Water consistently and feed weekly with a balanced or high-potash tomato food once the first flowers set. Pinch out the growing tip early to encourage a bushier, heavier-cropping plant, and stake or cane if the branches grow heavy with fruit. Harvest from late summer into autumn, picking the pods green for milder flavour or fully red for full heat and the best drying potential. Regular picking keeps the plant producing right up to the first frosts. As with any hot chilli, it's sensible to wash your hands after handling the cut fruit and to keep it away from your eyes.
Where it shines
Cayenne is, above all, the great drying chilli. The slim pods have thin walls that dry beautifully and quickly — on a string in a warm kitchen, on a tray in the airing cupboard, or in a dehydrator — and the dried pods grind into a fragrant, fiery powder that's a world apart from anything you'll buy in a supermarket jar. A small jar of home-ground cayenne powder, made from your own summer plants, is one of the genuine pleasures of growing chillies; it lifts soups, stews, eggs, marinades, hot sauces and rubs throughout the winter, and tastes vastly better than the year-old industrial alternatives.
Fresh, the pods are excellent chopped into salsas, simmered into hot sauces, infused into vinegars and oils, or pickled whole. They freeze well too — pop a few onto a tray, freeze hard, then bag up for the freezer for a year-round supply.
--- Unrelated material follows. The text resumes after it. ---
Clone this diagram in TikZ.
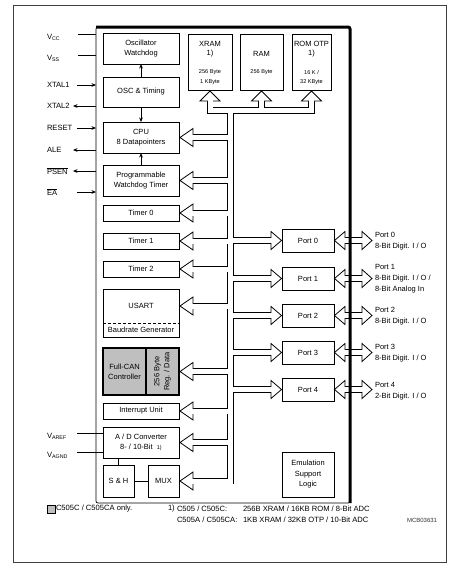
\documentclass[tikz,border=0pt]{standalone}
\usepackage{fontspec}
\setmainfont{Liberation Sans}
\usetikzlibrary{arrows.meta,calc}
\begin{document}
\begin{tikzpicture}[x=1pt,y=-1pt,
  every node/.style={inner sep=0pt, outer sep=0pt},
  txt/.style={font=\fontsize{7.5}{10}\selectfont, align=center},
  small/.style={font=\fontsize{5.6}{7}\selectfont, align=center},
  blk/.style={draw, line width=0.8pt, anchor=north west, txt},
  canblk/.style={blk, fill=gray!50, line width=1.3pt},
  thinln/.style={line width=0.6pt},
  pinarr/.style={line width=0.6pt, -{Stealth[length=4.5pt,width=3.6pt]}},
  busout/.style={line width=6.6pt, line cap=rect, black},
  busin/.style={line width=5pt, line cap=rect, white},
  head/.style={draw, fill=white, line width=0.8pt, line join=miter},
  pinlbl/.style={font=\fontsize{7.6}{9}\selectfont, anchor=west},
  portlbl/.style={font=\fontsize{7.5}{11}\selectfont, align=left, anchor=west},
  leg/.style={font=\fontsize{7.6}{11}\selectfont, anchor=west},
]
\useasboundingbox (0,0) rectangle (463,565);
\fill[white] (0,0) rectangle (463,565);
\draw[line width=0.8pt, black!75] (13,5) rectangle (446,562);

% chip outline placeholder node
\node[minimum width=254pt, minimum height=476pt, anchor=north west] (chip) at (96,27) {};

% ---- blocks ----
\node[blk, minimum width=76pt, minimum height=31pt] (oscwd) at (103,33) {Oscillator\\Watchdog};
\node[blk, minimum width=76pt, minimum height=30pt] (osct) at (103,77) {OSC \& Timing};
\node[blk, minimum width=76pt, minimum height=31pt] (cpu) at (103,122) {CPU\\8 Datapointers};
\node[blk, minimum width=76pt, minimum height=31pt] (pwd) at (103,165) {Programmable\\Watchdog Timer};
\node[blk, minimum width=76pt, minimum height=16pt] (t0) at (103,205) {Timer 0};
\node[blk, minimum width=76pt, minimum height=16pt] (t1) at (103,233) {Timer 1};
\node[blk, minimum width=76pt, minimum height=16pt] (t2) at (103,261) {Timer 2};
\node[txt, minimum width=76pt, minimum height=34pt, anchor=north west] (usart) at (103,289) {USART};
\node[txt, minimum width=76pt, minimum height=14pt, anchor=north west] (baud) at (103,323) {Baudrate Generator};
\draw[line width=0.8pt] (usart.north west) rectangle (baud.south east);
\draw[line width=0.8pt, dashed, dash pattern=on 3pt off 2pt] (usart.south west) -- (usart.south east);
\node[canblk, minimum width=43pt, minimum height=47pt] (canl) at (103,348) {Full-CAN\\Controller};
\node[canblk, minimum width=33pt, minimum height=47pt] (canr) at (146,348) {};
\node[txt, rotate=90] at (canr.center) {256 Byte\\Reg. / Data};
\node[blk, minimum width=76pt, minimum height=16pt] (intr) at (103,403) {Interrupt Unit};
\node[blk, minimum width=76pt, minimum height=31pt] (adc) at (103,427) {A / D Converter\\8- / 10-Bit\ \ {\fontsize{5.5}{6}\selectfont 1)}};
\node[blk, minimum width=31pt, minimum height=32pt] (sh) at (103,465) {S \& H};
\node[blk, minimum width=31pt, minimum height=32pt] (mux) at (148,465) {MUX};

\node[blk, minimum width=44pt, minimum height=56pt] (xram) at (188,34) {};
\node[txt] at (210,44) {XRAM};
\node[txt] at (210,54) {1)};
\node[small] at (210,72) {256 Byte};
\node[small] at (210,82) {1 KByte};
\node[blk, minimum width=43pt, minimum height=56pt] (ram) at (240,34) {};
\node[txt] at (261.5,54) {RAM};
\node[small] at (261.5,72) {256 Byte};
\node[blk, minimum width=39pt, minimum height=56pt] (rom) at (292,34) {};
\node[txt] at (311.5,44) {ROM OTP};
\node[txt] at (311.5,54) {1)};
\node[small] at (311.5,72) {16 K /};
\node[small] at (311.5,82) {32 KByte};

\node[blk, minimum width=52pt, minimum height=23pt] (p0) at (282,229) {Port 0};
\node[blk, minimum width=52pt, minimum height=23pt] (p1) at (282,267) {Port 1};
\node[blk, minimum width=52pt, minimum height=23pt] (p2) at (282,304) {Port 2};
\node[blk, minimum width=52pt, minimum height=23pt] (p3) at (282,341) {Port 3};
\node[blk, minimum width=52pt, minimum height=23pt] (p4) at (282,378) {Port 4};

\node[blk, minimum width=52pt, minimum height=45pt, font=\fontsize{7.5}{10.5}\selectfont] (emu) at (282,452) {Emulation\\Support\\Logic};

% ---- internal thin connections ----
\draw[pinarr] (osct.north) -- (oscwd.south);
\draw[pinarr] (osct.south) -- (cpu.north);
\draw[pinarr] (pwd.north) -- (cpu.south);
\draw[thinln] (adc.south -| sh.north) -- (sh.north);
\draw[thinln] (sh.east) -- (mux.west);

% ---- bus ----
\coordinate (bus) at (230.5,110.5);
\newcommand\drawbus[1]{%
  \draw[#1] (bus) -- (bus |- mux.east);
  \draw[#1] (xram.south |- bus) -- (rom.south |- bus);
  \foreach \m in {xram,ram,rom}{
    \draw[#1] (\m.south |- bus) -- ($(\m.south)+(0,11)$);
  }
  \foreach \n in {cpu,pwd,t0,t1,t2,usart,canr,intr,adc,mux}{
    \draw[#1] (bus |- \n.east) -- ($(\n.east)+(14,0)$);
  }
  \foreach \p in {p0,p1,p2,p3,p4}{
    \draw[#1] (bus |- \p.west) -- ($(\p.west)+(-10,0)$);
    \draw[#1] ($(\p.east)+(11,0)$) -- ($(\p.east)+(28,0)$);
  }
}
\drawbus{busout}
\foreach \m in {xram,ram,rom}{
  \draw[head] ($(\m.south)+(0,1)$) -- ($(\m.south)+(10,11)$) -- ($(\m.south)+(-10,11)$) -- cycle;
}
\foreach \n in {cpu,pwd,t0,t1,t2,usart,canr,intr,adc,mux}{
  \draw[head] ($(\n.east)+(1,0)$) -- ($(\n.east)+(14,-9)$) -- ($(\n.east)+(14,9)$) -- cycle;
}
\foreach \p in {p0,p1,p2,p3,p4}{
  \draw[head] ($(\p.west)+(-0.5,0)$) -- ($(\p.west)+(-11,-9)$) -- ($(\p.west)+(-11,9)$) -- cycle;
  \draw[head] ($(\p.east)+(0.5,0)$) -- ($(\p.east)+(11,-9)$) -- ($(\p.east)+(11,9)$) -- cycle;
  \draw[head] ($(\p.east)+(38,0)$) -- ($(\p.east)+(28,-9)$) -- ($(\p.east)+(28,9)$) -- cycle;
}
\drawbus{busin}

% ---- chip frame ----
\draw[line width=0.7pt, rounded corners=2pt] (chip.north west) rectangle (chip.south east);
\draw[line width=3pt, rounded corners=2pt] (chip.north west) -- (chip.north east) -- (chip.south east);

% ---- port labels ----
\node[portlbl] (l0) at (375,241) {Port 0\\8-Bit Digit. I / O};
\node[portlbl] (l1) at (375,279) {Port 1\\8-Bit Digit. I / O /\\8-Bit Analog In};
\node[portlbl] (l2) at (375,316) {Port 2\\8-Bit Digit. I / O};
\node[portlbl] (l3) at (375,353) {Port 3\\8-Bit Digit. I / O};
\node[portlbl] (l4) at (375,391) {Port 4\\2-Bit Digit. I / O};

% ---- pins ----
\node[pinlbl] (vcc) at (47,37) {V\textsubscript{CC}};
\node[pinlbl] (vss) at (47,58) {V\textsubscript{SS}};
\node[pinlbl] (xtal1) at (47,85) {XTAL1};
\node[pinlbl] (xtal2) at (47,106) {XTAL2};
\node[pinlbl] (reset) at (47,128) {RESET};
\node[pinlbl] (ale) at (47,150) {ALE};
\node[pinlbl] (psen) at (47,171) {$\overline{\hbox{PSEN}}$};
\node[pinlbl] (ea) at (47,192) {$\overline{\hbox{EA}}$};
\node[pinlbl] (varef) at (47,436) {V\textsubscript{AREF}};
\node[pinlbl] (vagnd) at (47,455) {V\textsubscript{AGND}};

\coordinate (cvcc) at (78,34);
\coordinate (cvss) at (78,55);
\coordinate (cx1) at (77,85);
\coordinate (cx2) at (73,106);
\coordinate (crst) at (77,128);
\coordinate (cale) at (73,150);
\coordinate (cpsen) at (73,171);
\coordinate (cea) at (77,192);
\coordinate (caref) at (77,433);
\coordinate (cagnd) at (77,452);
\draw[thinln] (cvcc) -- (cvcc -| chip.west);
\draw[thinln] (cvss) -- (cvss -| chip.west);
\draw[pinarr] (cx1) -- (cx1 -| chip.west);
\draw[pinarr] (cx2 -| chip.west) -- (cx2);
\draw[pinarr] (crst) -- (crst -| chip.west);
\draw[pinarr] (cale -| chip.west) -- (cale);
\draw[pinarr] (cpsen -| chip.west) -- (cpsen);
\draw[pinarr] (cea) -- (cea -| chip.west);
\draw[thinln] (caref) -- (caref -| adc.west);
\draw[thinln] (cagnd) -- (cagnd -| adc.west);

% ---- legend ----
\node[draw, fill=gray!50, line width=0.7pt, minimum width=8pt, minimum height=8pt] (gsq) at (51,509) {};
\node[leg] at (56,509) {C505C / C505CA only.};
\node[leg] at (168,509) {1)};
\node[leg] at (177,509) {C505 / C505C:};
\node[leg] at (243,509) {256B XRAM / 16KB ROM / 8-Bit ADC};
\node[leg] at (177,520) {C505A / C505CA:};
\node[leg] at (243,520) {1KB XRAM / 32KB OTP / 10-Bit ADC};
\node[anchor=west, font=\fontsize{6}{7}\selectfont, black!80] at (407,520) {MCB03631};
\end{tikzpicture}
\end{document}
In the garden, a productive Cayenne plant in late summer, hung with fifty or more bright red pods at every stage of ripening, is a properly handsome thing — ornamental as well as useful, and a genuine cottage-kitchen plant in the best sense.
At a glance
- Heat: hot, 30,000–50,000 SHU — about ten times the heat of a jalapeño
- Flavour: classic, clean, sharp cayenne heat — peppery and direct, no smoke or sweetness
- Pods: long, slim, slightly curved, 10–25cm; ripening green to bright red
- Plant: easygoing, bushy annuum, 60–120cm, very productive
- Sow: February to April, 22–28°C
- Harvest: late summer to autumn; pick red for full heat and drying
- Best for: drying and grinding into powder; hot sauces, salsas, pickling, infused oils
- A reliable workhorse — the sensible choice if you grow only one hot chilli
Plant alongside
Chillies do well with companions that draw in pollinators and help keep pests down. Plant alongside French Marigold 'Spanish Brocade' to deter aphids and whitefly, and Calendula 'Neon' to attract beneficial predators. Basil is a classic greenhouse companion that enjoys the same warmth and sun, and makes a natural culinary partner too.